Reuters reports that “several dozen Central American refugees” will first be settled in Australia under the deal, which was made under the Obama administration. The agreement allowed for up to 1,250 people held in detention centers on the Pacific Islands of Manus and Nauru to be resettled in the United States, provided they pass required vetting. In exchange, Central American refugees in camps in Costa Rica would be resettled in Australia.

According to the Sydney Morning Herald, it might take another year for the United States to accept all of the refugees, assuming that they all pass vetting. “Even if they do move rapidly and they take a significant number of people, which is still not certain, there are still going to be many hundreds of people left behind,” an Australian immigration spokesman told the paper.

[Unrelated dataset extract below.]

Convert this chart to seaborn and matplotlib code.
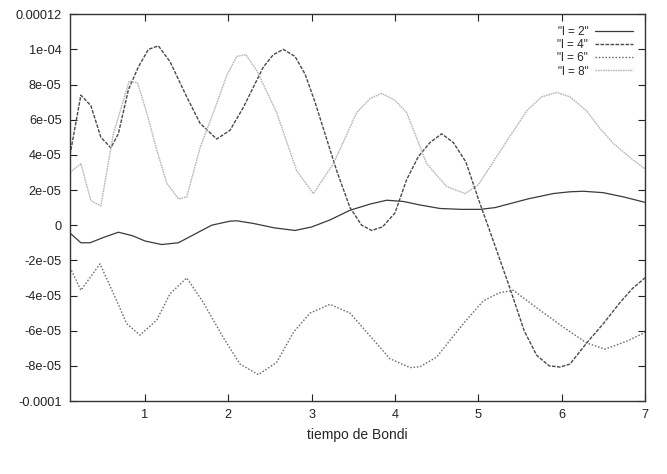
import numpy as np
import pandas as pd
import matplotlib
matplotlib.use("Agg")
import matplotlib.pyplot as plt
import seaborn as sns

sns.set_style("ticks")
plt.rcParams['font.family'] = ['Liberation Sans', 'DejaVu Sans']

# datos (amplitud en unidades de 1e-05)
x_l2 = [0.1, 0.23, 0.34, 0.5, 0.68, 0.85, 1.0, 1.2, 1.4, 1.6, 1.8, 2.02, 2.1, 2.3, 2.55,
        2.8, 3.0, 3.22, 3.46, 3.7, 3.9, 4.1, 4.3, 4.54, 4.8, 5.02, 5.2, 5.4, 5.6, 5.9,
        6.1, 6.26, 6.5, 6.75, 7.0]
y_l2 = [-0.45, -1.0, -1.0, -0.7, -0.4, -0.6, -0.9, -1.1, -1.0, -0.5, 0.0, 0.23, 0.25, 0.1, -0.15,
        -0.3, -0.1, 0.3, 0.85, 1.2, 1.42, 1.35, 1.15, 0.95, 0.9, 0.9, 1.0, 1.25, 1.5, 1.8,
        1.9, 1.93, 1.85, 1.6, 1.3]

x_l4 = [0.1, 0.23, 0.35, 0.47, 0.59, 0.68, 0.8, 0.92, 1.04, 1.16, 1.3, 1.5, 1.66, 1.86,
        2.02, 2.18, 2.42, 2.54, 2.66, 2.8, 2.92, 3.04, 3.14, 3.3, 3.46, 3.6, 3.72, 3.85, 4.0,
        4.14, 4.28, 4.42, 4.56, 4.7, 4.85, 5.0, 5.18, 5.38, 5.55, 5.7, 5.85, 5.98, 6.1,
        6.3, 6.5, 6.7, 6.85, 7.0]
y_l4 = [4.0, 7.4, 6.8, 5.0, 4.4, 5.2, 7.7, 9.0, 10.0, 10.2, 9.3, 7.3, 5.8, 4.9,
        5.4, 6.7, 9.0, 9.7, 10.0, 9.6, 8.6, 7.0, 5.5, 3.1, 1.0, 0.0, -0.3, -0.1, 0.7,
        2.6, 3.9, 4.7, 5.2, 4.7, 3.6, 1.5, -0.9, -3.6, -6.0, -7.4, -8.0, -8.07, -7.9,
        -6.7, -5.6, -4.4, -3.6, -3.0]

x_l6 = [0.1, 0.23, 0.46, 0.66, 0.78, 0.94, 1.14, 1.3, 1.5, 1.7, 1.94, 2.14, 2.36, 2.58,
        2.78, 2.98, 3.22, 3.46, 3.7, 3.94, 4.18, 4.3, 4.5, 4.82, 5.06, 5.25, 5.42, 5.7,
        6.02, 6.3, 6.52, 6.78, 7.0]
y_l6 = [-2.4, -3.7, -2.2, -4.3, -5.6, -6.25, -5.4, -3.9, -3.0, -4.4, -6.4, -7.9, -8.5, -7.8,
        -6.1, -5.0, -4.5, -5.0, -6.3, -7.6, -8.1, -8.05, -7.5, -5.6, -4.3, -3.85, -3.7, -4.7,
        -5.8, -6.7, -7.05, -6.6, -6.1]

x_l8 = [0.1, 0.23, 0.35, 0.47, 0.62, 0.74, 0.81, 0.91, 1.02, 1.14, 1.26, 1.4, 1.5, 1.66,
        1.82, 1.98, 2.1, 2.21, 2.34, 2.58, 2.82, 3.02, 3.26, 3.54, 3.7, 3.84, 4.0, 4.14,
        4.38, 4.62, 4.84, 5.0, 5.22, 5.4, 5.58, 5.76, 5.94, 6.1, 6.3, 6.46, 6.62, 6.86, 7.0]
y_l8 = [3.0, 3.5, 1.4, 1.1, 5.2, 7.1, 8.2, 8.1, 6.4, 4.3, 2.4, 1.5, 1.6, 4.4,
        6.4, 8.5, 9.6, 9.7, 8.8, 6.4, 3.1, 1.8, 3.5, 6.4, 7.2, 7.5, 7.1, 6.4,
        3.5, 2.2, 1.8, 2.3, 3.9, 5.2, 6.5, 7.3, 7.55, 7.3, 6.5, 5.5, 4.65, 3.7, 3.2]

series = [('"l = 2"', x_l2, y_l2), ('"l = 4"', x_l4, y_l4),
          ('"l = 6"', x_l6, y_l6), ('"l = 8"', x_l8, y_l8)]

ytick_vals = [-0.0001, -8e-05, -6e-05, -4e-05, -2e-05, 0, 2e-05, 4e-05, 6e-05, 8e-05, 1e-04, 0.00012]
ytick_labels = ['-0.0001', '-8e-05', '-6e-05', '-4e-05', '-2e-05', '0', '2e-05',
                '4e-05', '6e-05', '8e-05', '1e-04', '0.00012']
xtick_vals = [1, 2, 3, 4, 5, 6, 7]

estilos = {
    '"l = 2"': dict(color='#3a3a3a', linestyle='-', linewidth=0.9),
    '"l = 4"': dict(color='#4a4a4a', linestyle=(0, (2.6, 1.0)), linewidth=1.0),
    '"l = 6"': dict(color='#6a6a6a', linestyle=(0, (1.1, 1.3)), linewidth=1.0),
    '"l = 8"': dict(color='#b4b4b4', linestyle=(0, (1.2, 0.6)), linewidth=1.0),
}

fig = plt.figure(figsize=(6.67, 4.74), dpi=100)
ax = fig.add_axes([0.105, 0.154, 0.862, 0.816])

for nombre, xs, ys in series:
    df = pd.DataFrame({'t': xs, 'v': np.array(ys) * 1e-5})
    sns.lineplot(data=df, x='t', y='v', ax=ax, sort=False, label=nombre,
                 **estilos[nombre])

ax.set_xlim(0.1, 7)
ax.set_ylim(-0.0001, 0.00012)
ax.set_xticks(xtick_vals)
ax.set_xticklabels([str(v) for v in xtick_vals])
ax.set_yticks(ytick_vals)
ax.set_yticklabels(ytick_labels)
ax.tick_params(direction='in', top=True, right=True, length=5, width=0.8,
               labelsize=9.2, pad=6, colors='#222222')
for s in ax.spines.values():
    s.set_linewidth(1.0)
    s.set_color('#333333')
ax.set_xlabel('tiempo de Bondi', fontsize=10, labelpad=5)
ax.set_ylabel('')

ax.legend(loc='upper right', frameon=False, markerfirst=False, fontsize=8.5,
          handlelength=3.2, labelspacing=0.1, borderaxespad=0.6, handletextpad=0.6)

fig.savefig('out.png', dpi=100)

The detention center on Manus is due to close on October 31, which increases pressure on authorities to clear the facility. Australian authorities have yet to announce what kind of alternative arrangements it will make for the roughly 800 refugees who will remain there after that deadline.

Sources told Reuters that the first group to be resettled will include some Rohingya men — the Muslim minority now being subjected to a violent crackdown in Myanmar — and at least three men from Sudan.

Although Iranians make up roughly one-third of the detainees in Manus, they have not been mentioned in initial reports of the exchange. Ian Rintol, spokesman for the Refugee Action Coalition, told Reuters that only 10 percent of those interviewed for vetting so far have been Iranians. “It seems there had been some discriminatory selection,” he said.

Trump has called the deal, struck by Barack Obama, “stupid,” “rotten,” and “an embarrassment.”  He berated Australian Prime Minister Malcolm Turnbull in a phone conversation shortly after taking office in January, and the transcript of that call clearly shows that Trump has no idea how many people might be resettled in the United States, where they are from, and why they are there in the first place.

In that call, Trump compares the refugees on Manus and Nauru to terrorists who carried out the September 11 attacks in 2001 as well as the San Bernadino shooters responsible for the deadly 2015 attack.

“I hate taking these people. I guarantee you they are bad. That is why they are in prison right now. They are not going to be wonderful people who go on to work for the local milk people,” Trump said, before going on to complain that accepting the refugees would not fit in with his executive order suspending and cutting back refugee resettlement in the United States.

In his speech before a stunned United Nations General Assembly (in which he threatened war against North Korea) on Tuesday, Trump reiterated that his vision for helping refugees doesn’t involve resettling them in the United States:

We seek an approach to refugee resettlement that is designed to help these horribly treated people, and which enables their eventual return to their home countries, to be part of the rebuilding process.

For the cost of resettling one refugee in the United States, we can assist more than 10 in their home region. Out of the goodness of our hearts, we offer financial assistance to hosting countries in the region, and we support recent agreements of the G20 nations that will seek to host refugees as close to their home countries as possible. This is the safe, responsible, and humanitarian approach.

But the U.N. certainly supports resettlement of the refugees — its refugee agency, the UNHCR, is helping Australian authorities with the process. In fact, the U.N. and rights groups have condemned the deplorable conditions at the Manus and Nauru facilities.

Australia has been criticized for years over its decision to keep refugees in offshore prison facilities (sometimes forcing them to stay on boats for up to a month) denying them medical help and for a time, issuing a gag order against medical workers who did manage to treat the refugees. The country has also paid human traffickers to turn away boats carrying refugees.